The only time we can receive unconditional love is when we are tiny babies and if that doesn’t happen, or doesn’t happen enough, then the effects last long and through into adult life and beliefs. Freud put it so well when he wrote about the shadow of the object falling into adulthood… here the word ‘object’ is being used to refer to an early relationship with a significant other person. And as it has been pointed out often institutional religion of whatever kind can play into this, so we are left feeling miserable wretches and sinners, a scenario that fits neatly into the psyches of those who have been subject to much criticism in the past. At the start of one recent book a young woman says: ‘why would I go to church, I feel bad enough about myself anyway!’
When Thomas Merton wrote that ‘solitaries are born of severe mothers’ he was of course speaking personally, but in a way in which others could identify. Why would you seek out company if you’re only expecting to be told off? In one of my early books called Journeying Home I wrote about getting stuck at the first stage of love – this was looking at the first stage of St Bernard’s four stages of love which he puts as: ‘we love ourselves for ourselves’ but I suggested that for some people it was more about hating yourself for being yourself and how hard it was to dis-identify from early messages, from early ingrained messages, so as to look at oneself in terms of love.

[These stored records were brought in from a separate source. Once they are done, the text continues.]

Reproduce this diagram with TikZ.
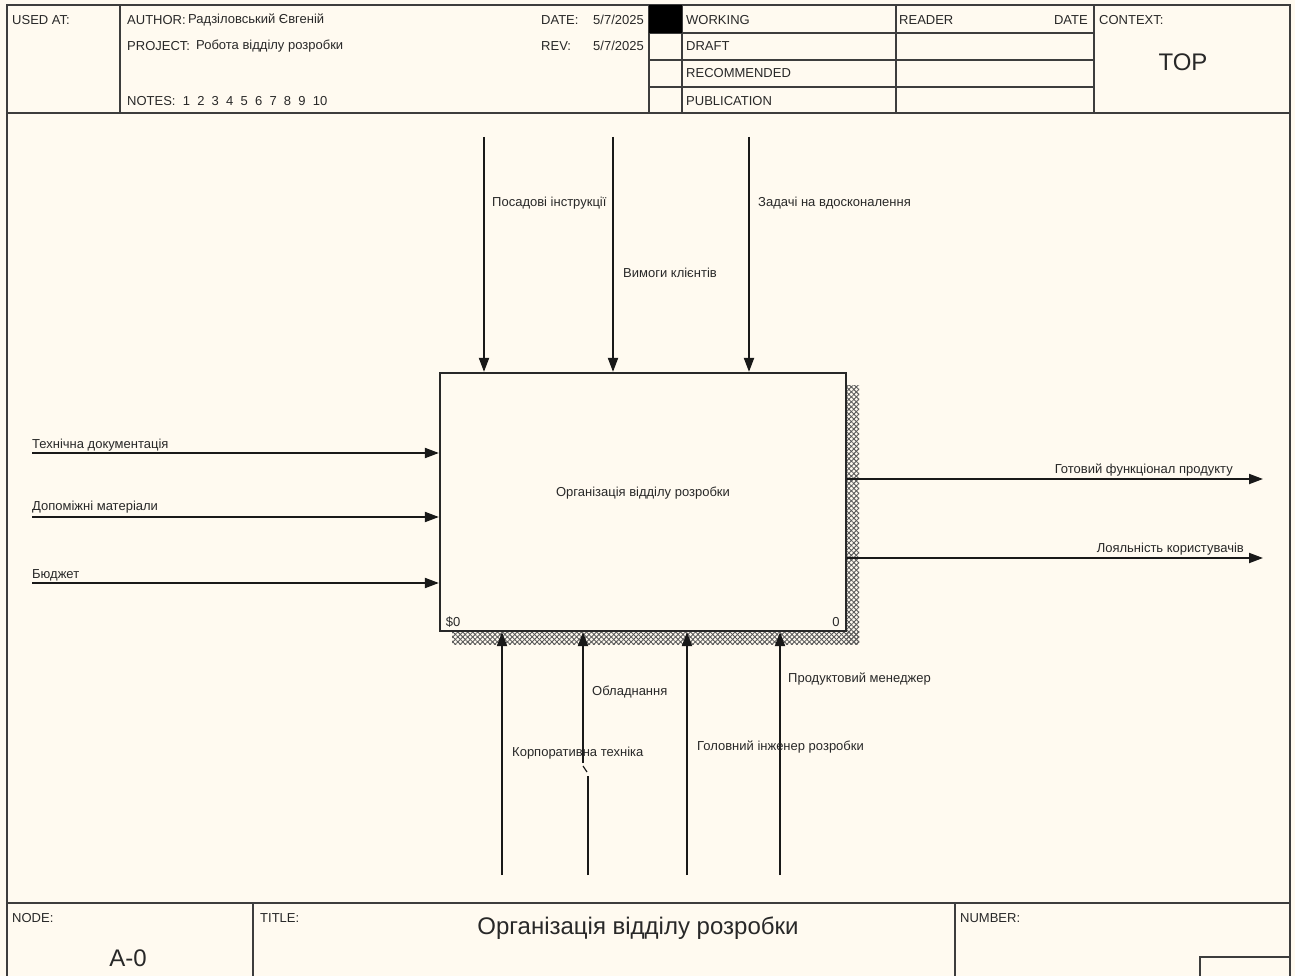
\documentclass[tikz,border=0pt]{standalone}
\usepackage{fontspec}
\setmainfont{Liberation Sans}
\usetikzlibrary{arrows.meta,patterns.meta}
\definecolor{paper}{RGB}{255,250,240}
\definecolor{ink}{RGB}{40,40,40}
\begin{document}
\begin{tikzpicture}[x=1pt,y=-1pt,
  rule/.style={draw=ink!90, line width=1.6pt},
  txt/.style={font=\fontsize{13}{15}\selectfont, inner sep=0pt, text=ink},
  big/.style={font=\fontsize{24}{28}\selectfont, inner sep=0pt, text=ink},
  flow/.style={draw=black!90, line width=1.9pt, -{Triangle[length=14pt,width=10pt]}},
  plain/.style={draw=black!90, line width=1.9pt},
  lbl/.style={txt, anchor=west},
  hatch/.style={pattern={Lines[angle=45,distance=3.5pt,line width=0.9pt]}, pattern color=gray!70!black},
  hatchb/.style={pattern={Lines[angle=-45,distance=3.5pt,line width=0.9pt]}, pattern color=gray!70!black},
  ]
\clip (0,0) rectangle (1295,976);
\fill[paper] (0,0) rectangle (1295,976);

% ---------- sheet frame ----------
\draw[rule] (7,990) -- (7,5) -- (1290,5) -- (1290,990);
% header
\draw[rule] (7,113) -- (1290,113);
\draw[rule] (120,5) -- (120,113);
\draw[rule] (649,5) -- (649,113);
\draw[rule] (682,5) -- (682,113);
\draw[rule] (896,5) -- (896,113);
\draw[rule] (1094,5) -- (1094,113);
\foreach \yy in {33,60,87} \draw[rule] (649,\yy) -- (1094,\yy);
\fill[black] (649,5) rectangle (682,33);

\node[lbl] (usedat) at (12,20) {USED AT:};
\node[lbl] (author) at (127,20) {AUTHOR:};
\node[lbl] (authorv) at (188,20) {Радзіловський Євгеній};
\node[lbl] (project) at (127,46) {PROJECT:};
\node[lbl] (projectv) at (196,46) {Робота відділу розробки};
\node[lbl] (notes) at (127,101) {NOTES:\ \ 1\ \ 2\ \ 3\ \ 4\ \ 5\ \ 6\ \ 7\ \ 8\ \ 9\ \ 10};
\node[lbl] (date) at (541,20) {DATE:};
\node[lbl] (datev) at (593,20) {5/7/2025};
\node[lbl] (rev) at (541,46) {REV:};
\node[lbl] (revv) at (593,46) {5/7/2025};
\node[lbl] (working) at (686,20) {WORKING};
\node[lbl] (draft) at (686,46) {DRAFT};
\node[lbl] (recommended) at (686,73) {RECOMMENDED};
\node[lbl] (publication) at (686,101) {PUBLICATION};
\node[lbl] (reader) at (899,20) {READER};
\node[txt, anchor=east] (rdate) at (1088,20) {DATE};
\node[lbl] (context) at (1099,20) {CONTEXT:};
\node[big] (top) at (1183,62) {TOP};

% footer
\draw[rule] (7,903) -- (1290,903);
\draw[rule] (253,903) -- (253,990);
\draw[rule] (955,903) -- (955,990);
\draw[rule] (1200,990) -- (1200,957) -- (1290,957);
\node[lbl] (nodelbl) at (12,918) {NODE:};
\node[big] (nodeno) at (128,958) {A-0};
\node[lbl] (titlelbl) at (260,918) {TITLE:};
\node[big] (title) at (638,928) {Організація відділу розробки};
\node[lbl] (numberlbl) at (960,918) {NUMBER:};

% ---------- activity box with hatched shadow ----------
\fill[hatch] (846,385) rectangle (859,644);
\fill[hatch] (452,631) rectangle (859,644);
\fill[hatchb] (846,385) rectangle (859,644);
\fill[hatchb] (452,631) rectangle (859,644);
\node[draw=ink, line width=2.2pt, fill=paper, minimum width=406pt, minimum height=258pt, inner sep=0pt] (fn) at (643,502) {};
\node[txt] (fntext) at (643,493) {Організація відділу розробки};
\node[txt] (fnid) at (453,622) {\$0};
\node[txt] (fnno) at (836,622) {0};

% ---------- controls ----------
\coordinate (c1) at (484,137);
\coordinate (c2) at (613,137);
\coordinate (c3) at (749,137);
\draw[flow] (c1) -- (c1 |- fn.north);
\draw[flow] (c2) -- (c2 |- fn.north);
\draw[flow] (c3) -- (c3 |- fn.north);
\node[lbl] (c1t) at (492,203) {Посадові інструкції};
\node[lbl] (c2t) at (623,273) {Вимоги клієнтів};
\node[lbl] (c3t) at (758,203) {Задачі на вдосконалення};

% ---------- inputs ----------
\coordinate (i1) at (32,453);
\coordinate (i2) at (32,517);
\coordinate (i3) at (32,583);
\draw[flow] (i1) -- (i1 -| fn.west);
\draw[flow] (i2) -- (i2 -| fn.west);
\draw[flow] (i3) -- (i3 -| fn.west);
\node[lbl] (i1t) at (32,445) {Технічна документація};
\node[lbl] (i2t) at (32,507) {Допоміжні матеріали};
\node[lbl] (i3t) at (32,575) {Бюджет};

% ---------- outputs ----------
\coordinate (o1) at (1263,479);
\coordinate (o2) at (1263,558);
\draw[flow] (o1 -| fn.east) -- (o1);
\draw[flow] (o2 -| fn.east) -- (o2);
\node[txt, anchor=east] (o1t) at (1233,470) {Готовий функціонал продукту};
\node[txt, anchor=east] (o2t) at (1244,549) {Лояльність користувачів};

% ---------- mechanisms ----------
\coordinate (m1) at (502,875);
\coordinate (m2) at (583,763);
\coordinate (m2b) at (588,875);
\coordinate (m3) at (687,875);
\coordinate (m4) at (780,875);
\draw[flow] (m1) -- (m1 |- fn.south);
\draw[flow] (m2) -- (m2 |- fn.south);
\draw[line width=1.2pt, black!90] (583,766) -- (587,772);
\draw[plain] (m2b) -- (588,776);
\draw[flow] (m3) -- (m3 |- fn.south);
\draw[flow] (m4) -- (m4 |- fn.south);
\node[lbl] (m2t) at (592,692) {Обладнання};
\node[lbl] (m1t) at (512,753) {Корпоративна техніка};
\node[lbl] (m3t) at (697,747) {Головний інженер розробки};
\node[lbl] (m4t) at (788,679) {Продуктовий менеджер};
\end{tikzpicture}
\end{document}
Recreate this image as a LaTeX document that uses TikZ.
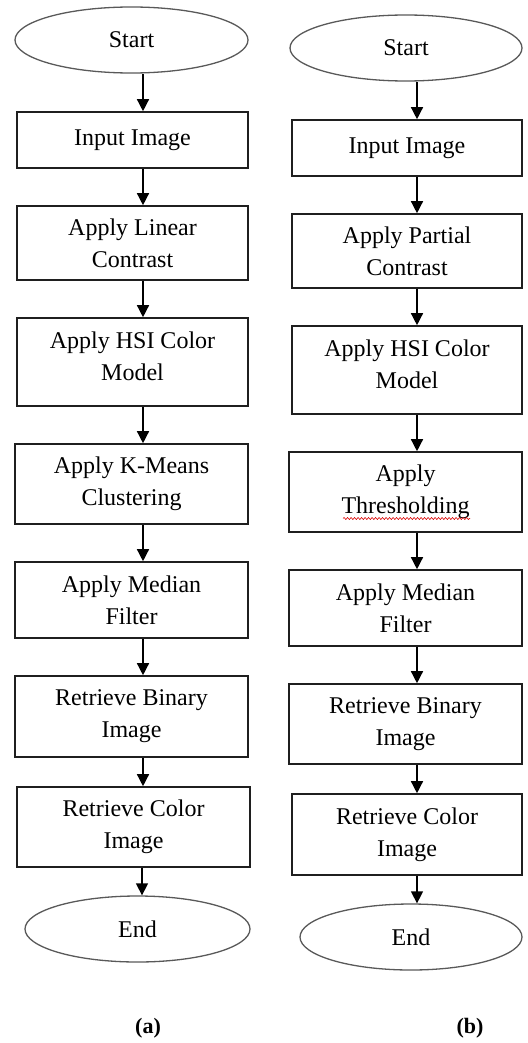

When I was a Quaker which I was for about 20 years I particularly loved the section in what was then called Christian Faith and Practice which was about the spiritual experiences friends. One of these was George Lloyd Hodgkin (1880 to 1918). In the light of our contemporary confusion his longing ‘just to live the highest life we know and leave everything else’ seems so straightforward, but I particularly like something he wrote in 1912 which I’m going to quote. In the extract he talks of realising that all that matters are what he calls the simple longings – one of which is to be by God’s side whatever happens. ‘We must give up trying to hold his hand, and just stretch out our hands – even if they are just fists – for God to hold. There is all the difference… between holding and being held.’